Surtout, parce que la théorie chartaliste a ses limites. De nombreux exemples de rejet de la monnaie étatique par les acteurs existent, comme les billets du système de Law en France, ou le mark-papier en Allemagne. Pour prendre un exemple plus proche de l’Argentine, les zones reculées de la Colombie rejettent la monnaie officielle, le peso colombien. Dans ces villages gangrénés par la culture de la plante de coca, les banques et les services de l’État sont presque absents. Les habitants utilisent ainsi la pâte de coca comme un moyen de paiement. Elle a une valeur estimée selon son poids et sert aux dépenses du quotidien.
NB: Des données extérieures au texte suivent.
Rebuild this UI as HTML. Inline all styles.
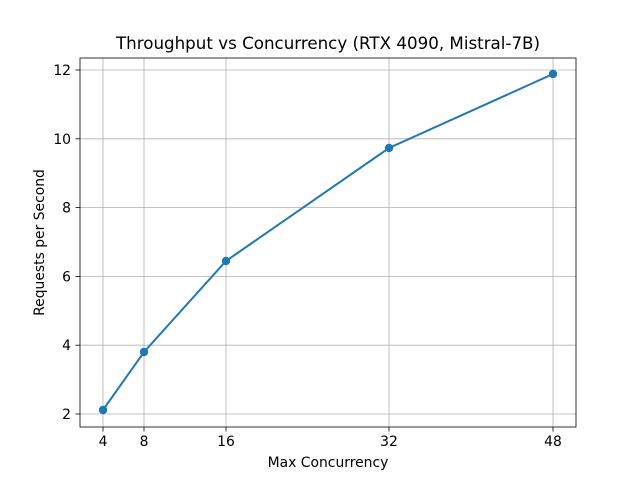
<!DOCTYPE html>
<html><head><meta charset="utf-8"><style>body{margin:0;background:#fff}svg{display:block}text{font-family:"DejaVu Sans","Liberation Sans",sans-serif;fill:#000}</style></head><body>
<svg width="640" height="480" xmlns="http://www.w3.org/2000/svg">
<rect width="640" height="480" fill="#fff"/>
<g stroke="#b0b0b0" stroke-width="0.8">
<line x1="103" y1="58" x2="103" y2="427"/><line x1="144" y1="58" x2="144" y2="427"/><line x1="226" y1="58" x2="226" y2="427"/><line x1="389" y1="58" x2="389" y2="427"/><line x1="553" y1="58" x2="553" y2="427"/>
<line x1="80" y1="414" x2="576" y2="414"/><line x1="80" y1="345.2" x2="576" y2="345.2"/><line x1="80" y1="276.4" x2="576" y2="276.4"/><line x1="80" y1="207.6" x2="576" y2="207.6"/><line x1="80" y1="138.8" x2="576" y2="138.8"/><line x1="80" y1="70" x2="576" y2="70"/>
</g>
<polyline points="103,410 144,352 226,261 389,148 553,74" fill="none" stroke="#1f77b4" stroke-width="2"/>
<g fill="#1f77b4"><circle cx="103" cy="410" r="4.2"/><circle cx="144" cy="352" r="4.2"/><circle cx="226" cy="261" r="4.2"/><circle cx="389" cy="148" r="4.2"/><circle cx="553" cy="74" r="4.2"/></g>
<rect x="80" y="58" width="496" height="369" fill="none" stroke="#000" stroke-width="0.8"/>
<g stroke="#000" stroke-width="0.8">
<line x1="103" y1="427" x2="103" y2="431.5"/><line x1="144" y1="427" x2="144" y2="431.5"/><line x1="226" y1="427" x2="226" y2="431.5"/><line x1="389" y1="427" x2="389" y2="431.5"/><line x1="553" y1="427" x2="553" y2="431.5"/>
<line x1="75.5" y1="414" x2="80" y2="414"/><line x1="75.5" y1="345.2" x2="80" y2="345.2"/><line x1="75.5" y1="276.4" x2="80" y2="276.4"/><line x1="75.5" y1="207.6" x2="80" y2="207.6"/><line x1="75.5" y1="138.8" x2="80" y2="138.8"/><line x1="75.5" y1="70" x2="80" y2="70"/>
</g>
<g font-size="13.9" text-anchor="middle">
<text x="103" y="446">4</text><text x="144" y="446">8</text><text x="226" y="446">16</text><text x="389" y="446">32</text><text x="553" y="446">48</text>
</g>
<g font-size="13.9" text-anchor="end">
<text x="71" y="419">2</text><text x="71" y="350">4</text><text x="71" y="281.5">6</text><text x="71" y="212.5">8</text><text x="71" y="144">10</text><text x="71" y="75">12</text>
</g>
<text x="328" y="467" font-size="13.9" text-anchor="middle">Max Concurrency</text>
<text transform="translate(44,242.5) rotate(-90)" font-size="13.9" text-anchor="middle">Requests per Second</text>
<text x="328" y="49" font-size="16.7" text-anchor="middle">Throughput vs Concurrency (RTX 4090, Mistral-7B)</text>
</svg>
</body></html>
Dès lors que l’État se retire du système économique ou gère mal l’émission de monnaie, la confiance de la population dans la monnaie peut s’effondrer.
Quelle suite pour l’Argentine ?
L’Argentine voit donc cohabiter plusieurs monnaies, dont seul le dollar, pourtant devise étrangère, bénéficie d’une confiance solide de la population.
L’exemple du chacho n’est pas une première en Argentine. La Rioja et d’autres régions ont déjà expérimenté des monnaies locales alors que la Banque d’Argentine avait adopté un système de caisse d’émission (currency board) en 1991. L’objectif du currency board était de remettre les finances publiques sur de bons rails. En émettant leur propre monnaie, les provinces ont continué d’accroître leurs déficits, précipitant le pays vers une nouvelle crise, alors même que le système de caisse d’émission avait eu au départ des effets positifs.
L’objectif annoncé par le président Milei lors de son élection était la dollarisation de l’Argentine. Ce processus reviendrait à abandonner le peso et toute souveraineté monétaire au profit de l’adoption du dollar comme monnaie unique. L’économiste Hubert Kempf commente ce choix avec clarté. S’il convient que la dollarisation peut effectivement être une solution à l’hyperinflation, il met en garde contre une réforme monétaire isolée. En effet, si les problèmes structurels de l’Argentine (laxisme budgétaire en particulier) ne sont pas traités avec des réformes profondes et crédibles, alors la dollarisation n’apportera que plus d’instabilité.